El 2020 será un año de cambios en el INE. Cuatro de los once consejeros electorales concluyen su encargo el próximo 3 de abril. La Cámara de Diputados del Congreso de la Unión deberá emitir la convocatoria pública para la elección de los nuevos consejeros electorales esta semana. De acuerdo con la Constitución, una vez nombrados durarán en su encargo nueve años. A ellos les corresponderá organizar dos elecciones presidenciales en 2024 y 2030, así como las intermedias de 2021 y 2027.

Los cambios, desde luego, conllevan oportunidades. Los diputados tendrán que aprovecharlas para mover decididamente la integración del Consejo General hacia la paridad de género. Actualmente, el número de mujeres en el máximo órgano de dirección del INE asciende a cuatro. La regla de paridad exige que se eleve al menos a cinco. Ello significa que la convocatoria que emita la Cámara de Diputados deberá especificar que un mínimo de dos nombramientos recaigan entre mujeres.

Pero los cambios también implican riesgos, que a la luz de la experiencia en el pasado se han tratado de acotar con soluciones constitucionales. El primero y más preocupante es el peligro del faccionalismo. Se materializa cuando una mayoría en la Cámara de Diputados impone mediante decisiones unilaterales perfiles que despiertan la desconfianza de la oposición. Para reducir el riesgo del faccionalismo, la Carta Magna obliga a los diputados a elegir a los consejeros electorales del INE por mayorías calificadas de dos terceras partes de sus integrantes.

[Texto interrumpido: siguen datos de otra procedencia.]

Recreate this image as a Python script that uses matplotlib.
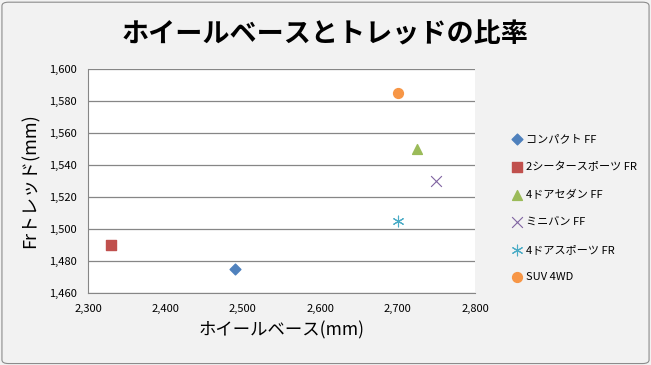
import matplotlib.pyplot as plt
from matplotlib.patches import FancyBboxPatch

plt.rcParams['font.family'] = ['Noto Sans CJK JP', 'DejaVu Sans']

names = ['コンパクト FF', '2シータースポーツ FR', '4ドアセダン FF', 'ミニバン FF', '4ドアスポーツ FR', 'SUV 4WD']
wheelbase = [2490, 2330, 2725, 2750, 2700, 2700]
tread = [1475, 1490, 1550, 1530, 1505, 1585]
markers = ['D', 's', '^', 'x', '*', 'o']
colors = ['#4F81BD', '#C0504D', '#9BBB59', '#8064A2', '#4BACC6', '#F79646']
sizes = [30, 55, 50, 60, 60, 50]

fig = plt.figure(figsize=(6.51, 3.65), dpi=100)
fig.patch.set_facecolor('#F2F2F2')
fig.patches.append(FancyBboxPatch((0.003, 0.004), 0.994, 0.99, boxstyle='round,pad=0,rounding_size=0.01',
                                  transform=fig.transFigure, facecolor='none', edgecolor='#8C8C8C', lw=0.8))

ax = fig.add_axes([88 / 651, 1 - 293 / 365, 387 / 651, 224 / 365])
ax.set_facecolor('white')

for n, x, y, m, c, s in zip(names, wheelbase, tread, markers, colors, sizes):
    if m in ('x', '*'):
        mm = 'x' if m == 'x' else (6, 2, 0)
        ax.scatter(x, y, marker=mm, s=s, color=c, linewidths=0.8, label=n, zorder=3)
    else:
        ax.scatter(x, y, marker=m, s=s, color=c, label=n, zorder=3)

ax.set_xlim(2300, 2800)
ax.set_ylim(1460, 1600)
ax.set_xticks(range(2300, 2801, 100))
ax.set_yticks(range(1460, 1601, 20))
ax.xaxis.set_major_formatter(plt.FuncFormatter(lambda v, p: f'{int(v):,}'))
ax.yaxis.set_major_formatter(plt.FuncFormatter(lambda v, p: f'{int(v):,}'))
ax.tick_params(labelsize=8, length=0, pad=8)
ax.grid(axis='y', color='#868686', lw=0.9)
ax.set_axisbelow(True)
for s in ['top', 'right']:
    ax.spines[s].set_visible(False)
for s in ['left', 'bottom']:
    ax.spines[s].set_color('#868686')

ax.set_xlabel('ホイールベース(mm)', fontsize=12.5, labelpad=5)
ax.set_ylabel('Frトレッド(mm)', fontsize=13, labelpad=7)

fig.text(0.5, 0.905, 'ホイールベースとトレッドの比率', ha='center', va='center', fontsize=19.5, fontweight='bold')

fig.legend(loc='upper left', bbox_to_anchor=(500 / 651, 1 - 124 / 365), frameon=False,
           fontsize=8, labelspacing=1.58, handletextpad=0.2, handlelength=1.2)

fig.savefig('out.png', dpi=100, facecolor=fig.get_facecolor())
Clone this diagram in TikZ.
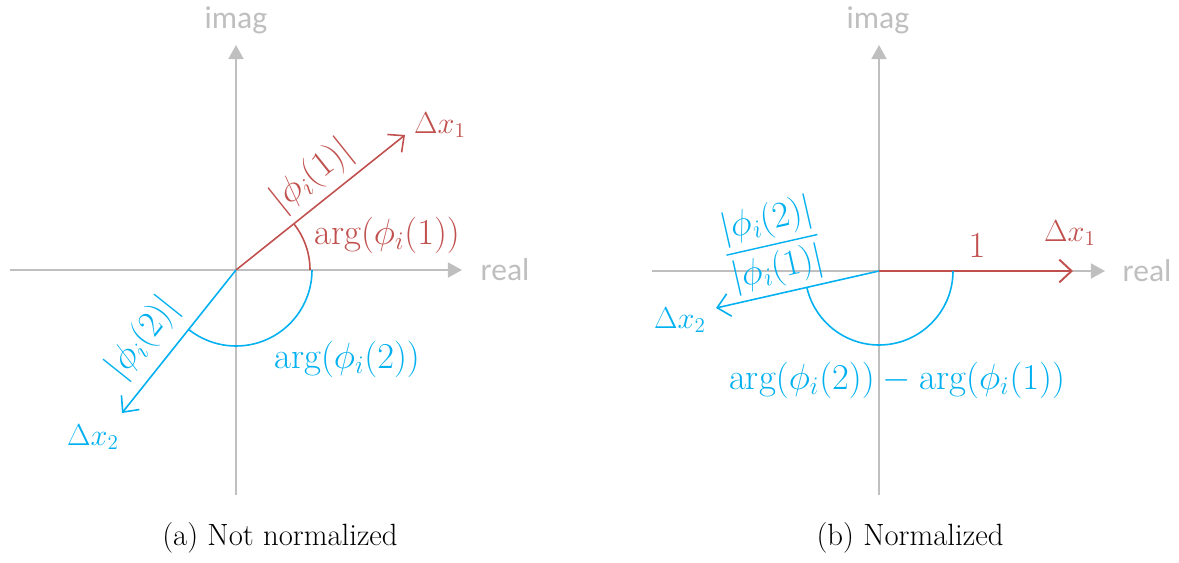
\documentclass[tikz,border=0pt]{standalone}
\usepackage{amsmath,amssymb}
\usepackage{fontspec}
\newfontfamily\axfont{Carlito}
\usepackage{tikz}
\usetikzlibrary{positioning,arrows.meta,calc}
\definecolor{redv}{RGB}{192,80,77}
\definecolor{bluev}{RGB}{0,176,240}
\definecolor{axgray}{RGB}{191,191,191}

\begin{document}
\begin{tikzpicture}[x=0.02cm, y=0.02cm,
        ax/.style={draw=axgray, line width=1.1pt, -{Triangle[length=8pt, width=8.5pt]}},
        axl/.style={font=\axfont\fontsize{18}{20}\selectfont, text=axgray, inner sep=1pt},
        vr/.style={draw=redv, line width=0.9pt, -{Straight Barb[length=7pt, width=13pt]}},
        vb/.style={draw=bluev, line width=0.9pt, -{Straight Barb[length=7pt, width=13pt]}},
        ar/.style={draw=redv, line width=0.9pt},
        ab/.style={draw=bluev, line width=0.9pt},
        ml/.style={font=\fontsize{21}{23}\selectfont, inner sep=1pt},
        dl/.style={font=\fontsize{18}{20}\selectfont, inner sep=1pt},
        capt/.style={font=\fontsize{17.5}{20}\selectfont, inner sep=0pt}
    ]
    \useasboundingbox (0,0) rectangle (1179,562);

    %% ======== (a) Not normalized ========
    \begin{scope}[shift={(236,292)}]
    \coordinate (oa) at (0,0);
    \coordinate (xla) at (-226,0);
    \coordinate (xra) at (226,0);
    \coordinate (yba) at (0,-225);
    \coordinate (yta) at (0,225);
    \draw[ax] (xla) -- (xra);
    \draw[ax] (yba) -- (yta);
    \node[axl] (ima) at (0,250) {imag};
    \node[axl] (rea) at (269,0) {real};
    % vectors
    \coordinate (p1a) at (169,135);
    \coordinate (p2a) at (-114,-143);
    \draw[vr] (oa) -- (p1a);
    \draw[vb] (oa) -- (p2a);
    \node[dl, text=redv] (dx1a) at (204,145) {$\Delta x_1$};
    \node[dl, text=bluev] (dx2a) at (-143,-167) {$\Delta x_2$};
    \node[ml, text=redv, rotate=38.6] (m1a) at (76,94) {$|\phi_i(1)|$};
    \node[ml, text=bluev, rotate=51.4] (m2a) at (-93,-68) {$|\phi_i(2)|$};
    % angles
    \draw[ar] (74,0) arc[start angle=0, end angle=38.6, radius=74];
    \draw[ab] (76,0) arc[start angle=0, end angle=-128.6, radius=76];
    \node[ml, text=redv] (g1a) at (151,35) {$\arg(\phi_i(1))$};
    \node[ml, text=bluev] (g2a) at (111,-89) {$\arg(\phi_i(2))$};
    \end{scope}

    %% ======== (b) Normalized ========
    \begin{scope}[shift={(879,291)}]
    \coordinate (ob) at (0,0);
    \coordinate (xlb) at (-227,0);
    \coordinate (xrb) at (226,0);
    \coordinate (ybb) at (0,-224);
    \coordinate (ytb) at (0,226);
    \draw[ax] (xlb) -- (xrb);
    \draw[ax] (ybb) -- (ytb);
    \node[axl] (imb) at (-1,251) {imag};
    \node[axl] (reb) at (268,0) {real};
    % vectors
    \coordinate (p1b) at (194,0);
    \coordinate (p2b) at (-163,-37);
    \draw[vr, line width=1.1pt] (ob) -- (p1b);
    \draw[vb] (ob) -- (p2b);
    \node[ml, text=redv] (oneb) at (98,25) {$1$};
    \node[dl, text=redv] (dx1b) at (191,38) {$\Delta x_1$};
    \node[dl, text=bluev] (dx2b) at (-199,-49) {$\Delta x_2$};
    \node[ml, text=bluev, rotate=12.8, font=\fontsize{20}{22}\selectfont] (fb) at (-107,26)
          {$\dfrac{|\phi_i(2)|}{|\phi_i(1)|}$};
    % angle
    \draw[ab] (74,0) arc[start angle=0, end angle=-167.2, radius=74];
    \node[ml, text=bluev] (gb) at (18,-109) {$\arg(\phi_i(2)) - \arg(\phi_i(1))$};
    \end{scope}

    %% ---- captions ----
    \node[capt] (capa) at (280,24) {(a) Not normalized};
    \node[capt] (capb) at (910,24) {(b) Normalized};

\end{tikzpicture}
\end{document}
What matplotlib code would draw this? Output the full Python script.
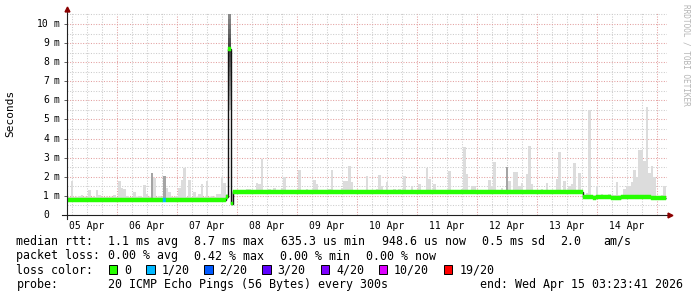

En el pasado la cláusula supramayoritaria indujo a que la elección de los consejeros electorales fuera resultado de un acuerdo entre las tres principales fuerzas políticas representadas en la Cámara de Diputados: PRI, PAN y PRD. Cuando este consenso falló, como en la renovación de 2003, el entonces IFE (hoy INE) sufrió las consecuencias. No obstante que PRI, PAN y sus aliados lograron reunir las dos terceras partes de los diputados, el voto en contra del PRD tiñó de desconfianza a la nueva integración del Consejo General. Por ello, en renovaciones subsecuentes, se reestableció el acuerdo tripartidista como el eje articulador del consenso político que le ha dado fortaleza a la autoridad electoral.

Las elecciones de 2018, sin embargo, echaron para abajo el equilibrio político tripartidista que había prevalecido en México desde la transición a la democracia. Irrumpió en el escenario una nueva fuerza política, Morena, que junto con sus aliados en la Cámara de Diputados ha mostrado tener la capacidad de armar mayorías calificadas sin tomar en cuenta a la oposición.

Desde luego, la imposición unilateral de perfiles por parte de la coalición gobernante puede debilitar al INE y generar las condiciones para el regreso de los conflictos postelectorales. Sin embargo, tampoco está claro cuál debe ser la composición partidaria de ese consenso mínimo que se necesita para mantener la credibilidad de las instituciones electorales. Podemos estar seguros de que entre más amplio sea, mejor.

El segundo riesgo importante es el de la parálisis. Consiste en la falta de acuerdo en la Cámara de Diputados para elegir a los consejeros electorales. Se ha materializado dos veces en el pasado, en 2010 y 2013. Por ello, en 2014 se introdujo un mecanismo de reconducción, basado en la elección por sorteo de los consejeros a cargo de la Suprema Corte de Justicia, a partir de las quintetas propuestas por el Comité de Evaluación.

Finalmente está el riesgo de la pérdida de experiencia institucional en el Consejo General del INE, que se ha logrado contener con la renovación escalonada de sus integrantes. Esta medida, introducida con la reforma de 2008, se ha convertido en una de las principales garantías de continuidad en el trabajo de la institución. En suma, una transición exitosa en el INE requerirá de una delicada operación política en la Cámara de Diputados para construir acuerdos con la oposición.